3rd Sep ’07 - Economic Times - Delhi
ASHOK Piramal group company Morarjee Textiles is looking at expanding aggressively through brownfield as well as greenfield route. The company is looking at buying brands. It plans to invest at least 150 crore in the next three years in the garment business, which will see three manufacturing facilities come onstream.
“We want to double our garment business every year for the nest three years,” says Morarjee Textiles executive vice-chairman Harsh Piramal.
The Rs 270- crore Morarjee Textile, which supplies fabrics and garments to several marquee brands such as Levi’s Esprit, Woolworth, Polo Ralph Lauren and Marks & Spencer, entered garment business three years ago by establishing its subsidiary Integra Apparels & Textile.
The company has three garment units located in banglore with an annual capacity of 2 million pieces. It wants to raise this to 17 million pieces in three years. A new unit adjacent to the existing facility would go onstream in the next few months.

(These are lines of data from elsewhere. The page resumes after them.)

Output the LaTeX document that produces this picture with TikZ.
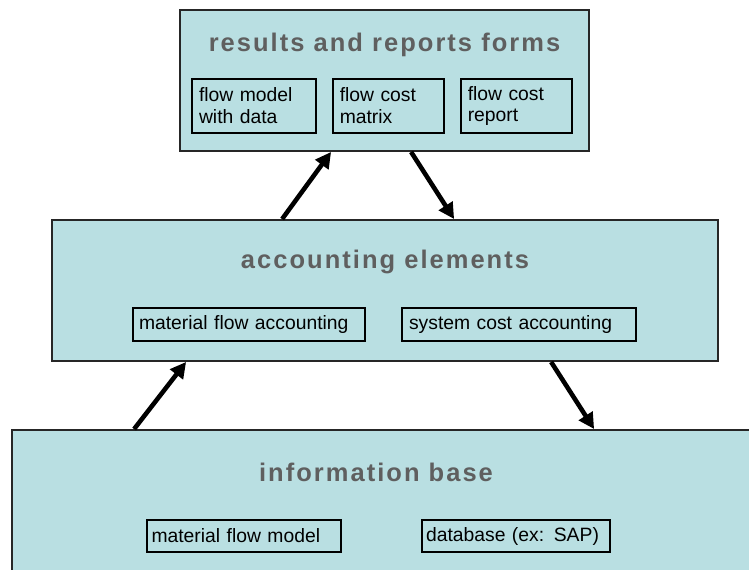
\documentclass[tikz,border=0pt]{standalone}
\usepackage{fontspec}
\setmainfont{Liberation Sans}
\newfontfamily\headfont{Liberation Sans}[LetterSpace=8]
\usepackage{tikz}
\usetikzlibrary{calc,arrows.meta}

\definecolor{panelblue}{RGB}{185,223,226}
\definecolor{headgray}{RGB}{95,95,95}

\tikzset{
  panel/.style={draw=black!85,line width=1.1pt,fill=panelblue,inner sep=0pt},
  heading/.style={text=headgray,font=\headfont\bfseries\fontsize{14.5}{16}\selectfont},
  item/.style={draw,line width=0.8pt,inner sep=2pt,align=left,
    font=\fontsize{11}{12.5}\selectfont},
  flow/.style={line width=2.6pt,-{Triangle[length=9pt,width=9pt]}}
}

\begin{document}
\begin{tikzpicture}[x=0.02cm,y=-0.02cm]
  \clip (0,0) rectangle (749,570);
  % three levels
  \node[panel,minimum width=8.18cm,minimum height=2.82cm] (results) at (384.5,80.5) {};
  \node[panel,minimum width=13.32cm,minimum height=2.82cm] (accounting) at (385,290.5) {};
  \node[panel,minimum width=15.36cm,minimum height=2.9cm] (base) at (396,502.5) {};
  \node[heading] (resultsT) at (384.5,45) {results and reports forms};
  \node[heading] (accountingT) at (385,262) {accounting elements};
  \node[heading] (baseT) at (376,472) {information base};
  % results and reports forms
  \node[item,minimum width=2.48cm,minimum height=1.08cm,text width=2.2cm] (model) at (254,106) {flow model\\with data};
  \node[item,minimum width=2.22cm,minimum height=1.08cm,text width=1.95cm] (matrix) at (388.5,106) {flow cost\\matrix};
  \node[item,minimum width=2.22cm,minimum height=1.08cm,text width=1.95cm] (report) at (516.5,106) {flow cost\\report};
  % accounting elements
  \node[item,minimum width=4.64cm,minimum height=0.66cm,text width=4.4cm] (mfa) at (249,324.5) {material flow accounting};
  \node[item,minimum width=4.68cm,minimum height=0.66cm,text width=4.4cm] (sca) at (519,324.5) {system cost accounting};
  % information base
  \node[item,minimum width=3.88cm,minimum height=0.64cm,text width=3.7cm] (mfm) at (244,536) {material flow model};
  \node[item,minimum width=3.76cm,minimum height=0.64cm,text width=3.6cm] (db) at (516,536) {database (ex: SAP)};
  % arrows
  \draw[flow] ($(accounting.north west)+(231,0)$) -- ($(results.south west)+(152,0)$);
  \draw[flow] ($(results.south west)+(232,0)$) -- ($(accounting.north west)+(403,0)$);
  \draw[flow] ($(base.north west)+(123,0)$) -- ($(accounting.south west)+(135,0)$);
  \draw[flow] ($(accounting.south west)+(500,0)$) -- ($(base.north west)+(583,0)$);
\end{tikzpicture}
\end{document}
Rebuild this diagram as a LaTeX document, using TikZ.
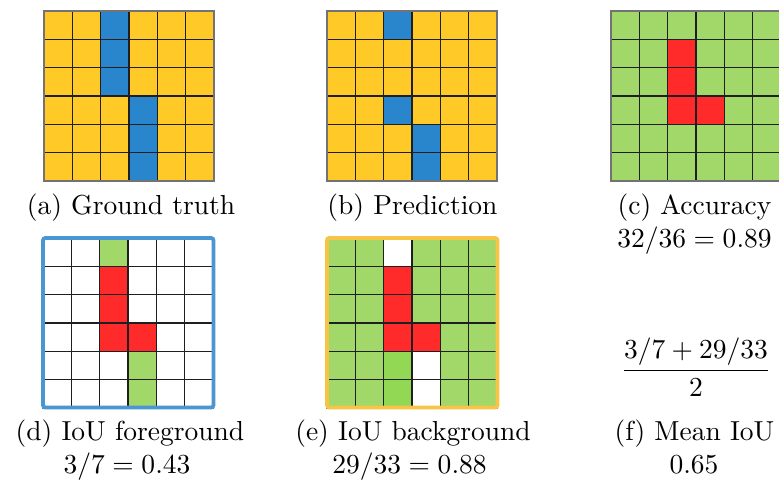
\documentclass[tikz,border=0pt]{standalone}
\usetikzlibrary{calc}
\definecolor{yel}{HTML}{FFC928}
\definecolor{blu}{HTML}{2986CC}
\definecolor{grn}{HTML}{A2D86A}
\definecolor{grnb}{HTML}{92D855}
\definecolor{rd}{HTML}{FF2A2A}
\definecolor{frblue}{HTML}{4A96D2}
\definecolor{fryel}{HTML}{F7C445}
\tikzset{
  cellline/.style={draw=black!88, line width=0.45pt},
  outerline/.style={draw=black!55, line width=0.45pt},
  captext/.style={anchor=base, inner sep=0pt, font=\normalsize},
  gridframe/.style={line width=1.4pt, rounded corners=0.9pt},
}
% #1 = x0, #2 = y0 (px), #3 = base colour, #4 = list of col/row/colour
\newcommand\drawmygrid[4]{%
  \begin{scope}[shift={(#1,#2)}, x=10.305pt, y=-10.305pt]
    \fill[#3] (0,0) rectangle (6,6);
    \foreach \cc/\rr/\col in {#4} {\fill[\col] (\cc,\rr) rectangle ++(1,1);}
    \foreach \k in {1,...,5} {
      \draw[cellline] (\k,0) -- (\k,6);
      \draw[cellline] (0,\k) -- (6,\k);
    }
    \draw[outerline] (0,0) rectangle (6,6);
  \end{scope}}
\begin{document}
\begin{tikzpicture}[x=0.3637pt, y=-0.3637pt]
\useasboundingbox (0,0) rectangle (779,482);
% (a) ground truth
\drawmygrid{44}{11}{yel}{2/0/blu,2/1/blu,2/2/blu,3/3/blu,3/4/blu,3/5/blu}
% (b) prediction
\drawmygrid{327}{11}{yel}{2/0/blu,2/3/blu,3/4/blu,3/5/blu}
% (c) accuracy
\drawmygrid{611}{11}{grn}{2/1/rd,2/2/rd,2/3/rd,3/3/rd}
% (d) IoU foreground
\drawmygrid{43}{238}{white}{2/0/grn,3/4/grn,3/5/grn,2/1/rd,2/2/rd,2/3/rd,3/3/rd}
\draw[gridframe, frblue] (43,238) rectangle (213.5,407.5);
% (e) IoU background
\drawmygrid{327}{238}{grn}{2/0/white,3/4/white,3/5/white,2/4/grnb,2/5/grnb,2/1/rd,2/2/rd,2/3/rd,3/3/rd}
\draw[gridframe, fryel] (327,238) rectangle (497.5,407.5);
% captions
\node[captext] (capa) at (131,214) {(a) Ground truth};
\node[captext] (capb) at (412.5,214) {(b) Prediction};
\node[captext] (capc) at (694.5,214) {(c) Accuracy};
\node[captext] (valc) at (694.5,247) {$32/36 = 0.89$};
\node[captext] (capd) at (130,440) {(d) IoU foreground};
\node[captext] (vald) at (127,473) {$3/7 = 0.43$};
\node[captext] (cape) at (413,440) {(e) IoU background};
\node[captext] (vale) at (409.5,473) {$29/33 = 0.88$};
\node[anchor=center, inner sep=0pt] (fracf) at (696,367) {$\displaystyle\frac{3/7 + 29/33}{2}$};
\node[captext] (capf) at (694.5,440) {(f) Mean IoU};
\node[captext] (valf) at (694,473) {$0.65$};
\end{tikzpicture}
\end{document}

The company is setting up a greenfield capacity at Tumkur in Karnataka, which will start production in a year’s time. This will come at the cost of Rs 50-60 crore and would churn out 6 million pieces.
Integra Apparel will set up another unit on similar capacity in one of the southern states. “We will choose the location depending on the availability of land. The unit should be realy in a year-an-half,” say Mr Piramal.
The company is also contemplating setting up a high-end intergrated knit units. “We are also looking at acquisition in fabric, garment and brand space. The acquisition could be anywhere between between Rs 10-50 crore,” ay Mr. Piramal.
Morarjee Textiles plans to take its recently acquired Italian brand Men’s Club to other parts of Europe and Japan. The company intends to bring the brand to India in six months. The brand would be made available through Pyramid stores, the Primal group’s retail venture.
Men’s and women’s tops today comprise Integra’s product portfolio. But the company would soon add trousers to it.
In its bid to become more efficient, Morarjee Textiles has hired a ‘time and motion’ consultant, who is helping workers cut the inefficient steps in production.
“The training began two months ago and the effect can already be seen. We will attain 10-15% effieiency in 4-6 month, by when all our 3,000 workers would have been trained,” says Mr. Piramal.